In ‘Our Idiot Brother,’ the idiot is the smart one, and so is this refreshing comedy (Movie review)

In a scene from “Our Idiot Brother,” title character Ned (Paul Rudd) is counting his cash on the subway and he hands it to a stranger to hold onto while he cleans up a coffee spill. If I saw this happen in reality, I’d assume there was a hidden camera for a reality show that secretly tests people’s ethics.

Most of us, in our daily dealings, are always wondering what other people think of us, what angle someone is working. This has nothing to do with whether we are a good or bad person — that’s dependent on how our parents raised us. We are all self-conscious to various degrees because that’s how modern culture has raised us. We can’t help ourselves.

Ned’s sisters — played by Emily Mortimer, Elizabeth Banks and Zooey Deschanel — are “normal” people in this sense. Ned is comparatively from another planet (which proves that your outlook on life isn’t totally depending on your parents, I admit). A super-nice, refreshingly honest guy, Ned sells weed to a uniformed cop who blatantly entraps him and he ends up in jail. It’s the film’s first example of how Ned is the screw-up, the black sheep among the siblings.

But when he crashes on the couches (and bunk beds and inflatable rafts) of his various sisters, we see that the ladies have plenty of problems of their own as they operate in their world of messed-up normalcy, one where we’re trained — not without good reason — to assume the worst in everyone.

You’d think “Our Idiot Brother” would come across as totally manipulative, with a saintly simpleton at its core, like “Forrest Gump.” Or you might think that Ned’s honesty is due to a condition, like the Asperger’s-afflicted characters we’re seeing more of in film (“Adam”) and on TV (the little boy on “Parenthood”). But it’s not that type of movie, and it’s better for it. Ned is not saddled with a mental condition or a speech impediment or anything like that, and everyone immediately likes him.

While the three ladies understand the workings of the social world, Ned understands people, innocently getting into their business — Mortimer’s cheating husband; Banks’ challenging magazine story; and Deschanel’s wounded girlfriend — and helping them.

Among this summer’s movies, “Our Idiot Brother” is more akin to “Crazy, Stupid, Love” in that it will make you smile a lot more than it makes you laugh out loud (the difference is that “Brother” is breezy and it coasts to an ending, whereas “Love” sticks with a viewer a bit more and builds up to a grand finale). There are a few guffaws, though; in classic modern-comedy fashion, it gets chuckles out of the sight of naked men and the words for naked-man parts.

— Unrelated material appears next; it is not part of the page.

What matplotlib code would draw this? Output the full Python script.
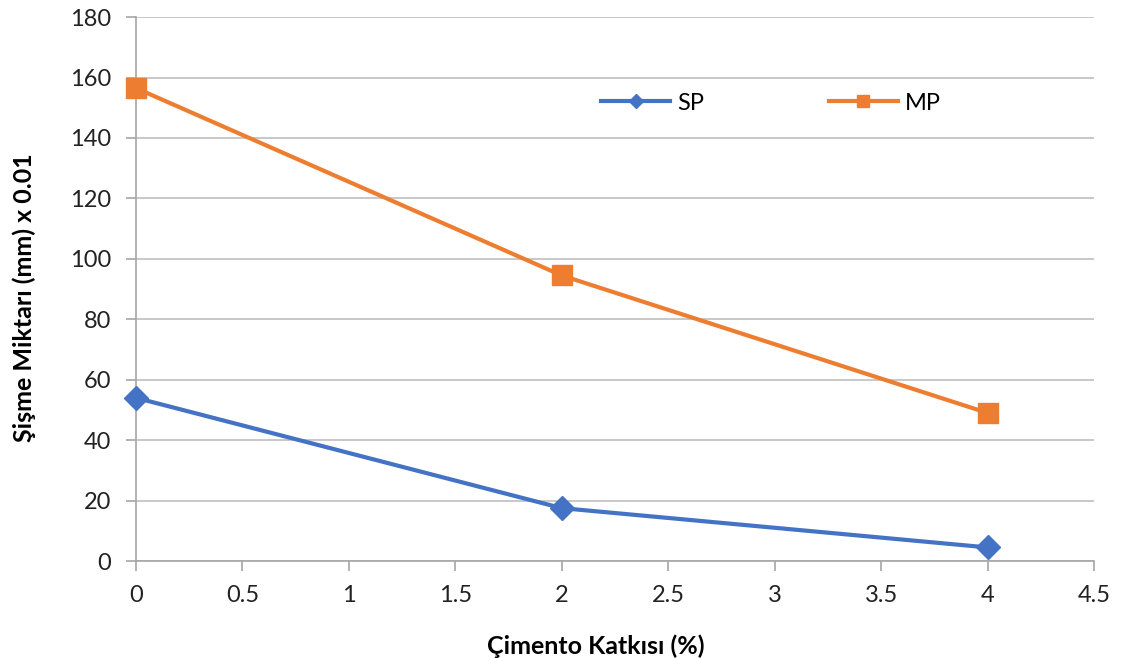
import matplotlib.pyplot as plt

# values
katki = [0, 2, 4]
sp = [54, 17.5, 4.5]
mp = [156.5, 94.5, 49]

x_ticks = [0, 0.5, 1, 1.5, 2, 2.5, 3, 3.5, 4, 4.5]
x_tick_labels = ['0', '0.5', '1', '1.5', '2', '2.5', '3', '3.5', '4', '4.5']
y_ticks = [0, 20, 40, 60, 80, 100, 120, 140, 160, 180]

plt.rcParams['font.family'] = ['Lato', 'DejaVu Sans']

fig = plt.figure(figsize=(11.22, 6.58), dpi=100)
ax = fig.add_axes([0.1212, 0.1474, 0.975 - 0.1212, 0.974 - 0.1474])

ax.plot(katki, sp, color='#4472C4', lw=3, marker='D', markersize=12, label='SP',
        zorder=3, clip_on=False)
ax.plot(katki, mp, color='#ED7D31', lw=3, marker='s', markersize=15, label='MP',
        zorder=3, clip_on=False)

ax.set_xlim(0, 4.5)
ax.set_ylim(0, 180)
ax.set_xticks(x_ticks)
ax.set_xticklabels(x_tick_labels)
ax.set_yticks(y_ticks)

ax.grid(axis='y', color='#BFBFBF', lw=1.2)
ax.set_axisbelow(True)
for s in ['top', 'right']:
    ax.spines[s].set_visible(False)
for s in ['left', 'bottom']:
    ax.spines[s].set_color('#A6A6A6')
    ax.spines[s].set_linewidth(1.2)
ax.tick_params(axis='both', colors='#A6A6A6', labelcolor='#222222', labelsize=17,
               length=7, width=1.2, direction='out')
ax.tick_params(axis='x', pad=10)
ax.tick_params(axis='y', pad=11)

ax.set_xlabel('Çimento Katkısı (%)', fontsize=18, fontweight='bold', labelpad=18)
ax.xaxis.set_label_coords(0.48, -0.135)
ax.set_ylabel('Şişme Miktarı (mm) x 0.01', fontsize=18, fontweight='bold', labelpad=24)
ax.yaxis.label.set_y(0.485)

leg = ax.legend(loc='center', bbox_to_anchor=(0.663, 0.842), ncol=2, frameon=False,
                fontsize=17, markerscale=0.6, handlelength=2.9, columnspacing=5.3,
                handletextpad=0.3)

fig.savefig('out.png', dpi=100)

The cast is up to the high standard set by Rudd, who was born to play this role (and he has played it plenty of times before, but never as the centerpiece). In addition to the three wonderful actresses as the sisters, there are a couple “Parks and Recreation” stars put to good use: a lesbian-ized Rashida Jones as Deschanel’s girlfriend, and Adam Scott — basically playing his “Parks” character — as a possible love interest for Banks. Also, you’ll recognize T.J. Miller and Kathryn Hahn as organic farmers even if you can’t remember where you’ve seen them before. And showing some versatility, Hugh Dancy steps in as an artist specializing in nudes who has a thing for Deschanel.

The cast is so across-the-board good that I even want to praise the dog who plays Willie Nelson, truly Ned’s best friend. The fact that the sisters are dealing with their serious-but-movie-cliche problems while Ned’s plot centers on getting his dog back tells you everything you need to know about this guy.

“Our Idiot Brother” is a blend of the best Lifetime movie ever made and a darn good man’s-best-friend movie, plus it has a tasty pinch of summer-movie humor. At it’s heart, though, is Rudd as Ned, who provides a valuable — but refreshingly non-manipulative — lesson to those of us living in the “real world.” Sure, he learns his own harsh lessons, but somehow even those don’t seem too harsh; Ned knows how to roll with a punch, and you’ll love him for it.